No descubro nada nuevo si afirmo que pleitear con la Hacienda Pública no resulta una misión sencilla. Es por todos conocido que cuando un contribuyente decide impugnar un acto que emana de la Administración tributaria (por lo general, en forma de liquidación) debe enfrentarse a un auténtico periplo administrativo y, en su caso, judicial, que, en ocasiones, desincentiva a más de uno a abordar tan ardua campaña. Máxime cuando el inexorable principio de autotutela ejecutiva de la Administración (“solve et repete”) exige al potencial recurrente satisfacer, con carácter previo, la presunta deuda tributaria o bien garantizarla durante todo el periodo de tiempo (a menudo, prolongado) en que se sustancian los distintos medios de impugnación.

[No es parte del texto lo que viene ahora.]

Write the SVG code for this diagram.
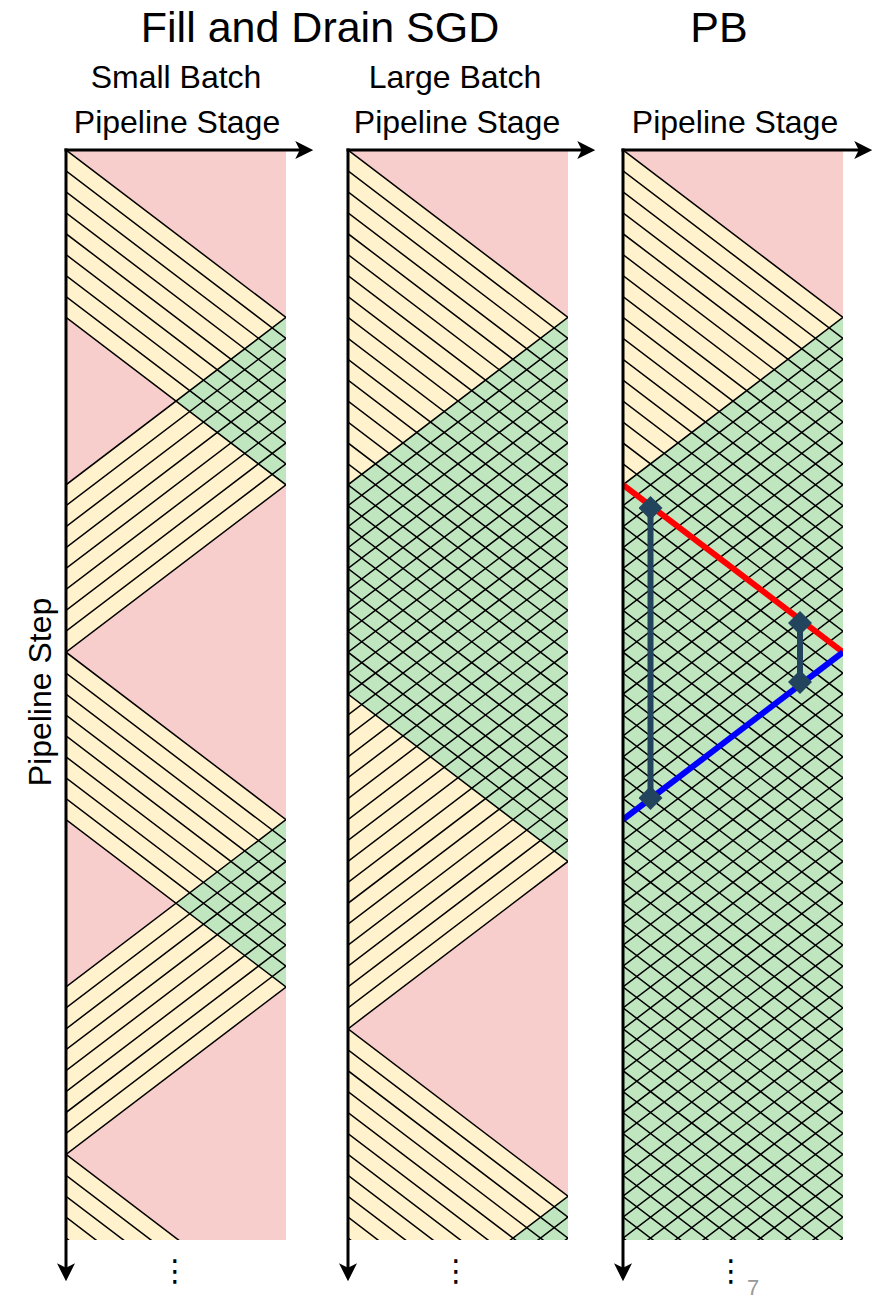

A estos evidentes obstáculos, hay que añadir las funestas consecuencias que pueden derivarse de una posible desestimación de las pretensiones del reclamante. Esto es, entre otras:
1) La pérdida de las reducciones por conformidad sobre las posibles sanciones que, en su caso, se hubieran impuesto al administrado.
2) Una eventual (y dolorosa) condena en costas.

Todo ello dibuja un panorama ciertamente desolador para todo aquel contribuyente (por más intrépido que sea) que, en un momento dado, no comparta el criterio técnico de la Administración y se proponga respetuosamente cuestionarlo.


Pues bien, en este contexto, el Tribunal Supremo, en sentencia de día 3 de junio de 2019, ha declarado la nulidad del artículo 51.2 del Reglamento de revisión en vía administrativa en un recurso directo interpuesto por la Asociación Española de Asesores Fiscales (AEDAF).
Dicho precepto (ahora expulsado del ordenamiento jurídico) venía a establecer que cuando se impusieran las costas a los contribuyentes en la vía económico-administrativa, estas se fijarían en un porcentaje del 2% de la cuantía de la reclamación.

Entiende el Alto Tribunal que cuantificar el importe de las costas de forma general y abstracta desvinculándolo del concreto procedimiento en el que se producen los gastos a sufragar, hace que se pierda su verdadera naturaleza, asimilándose más a tasas, medidas sancionadoras o prestaciones patrimoniales de carácter público no tributario.

En este sentido, el Tribunal Supremo aprovecha (a modo de “obiter dicta”) para resaltar la importancia de que el legislador persiga la claridad y no la confusión de los conceptos jurídicos, añadiendo que «hoy es sentir común la profunda inseguridad jurídica e incertidumbre social provocada, entre otros factores, por la imprecisión de las normas jurídicas. Lo que se manifiesta de manera muy significativa en el ámbito fiscal».

Quizá no nos hallemos ante un pronunciamiento que vaya a alterar sustancialmente el estado de las cosas. Pero, sin duda, la labor de la AEDAF ha traído consigo que el contribuyente vislumbre algún rayo más de esperanza en la defensa de sus intereses legítimos.

Porque como sugiere aquel conocido relato, «el reto no está en poder ganar al gigante, sino en poder vencer el miedo a enfrentarse a él».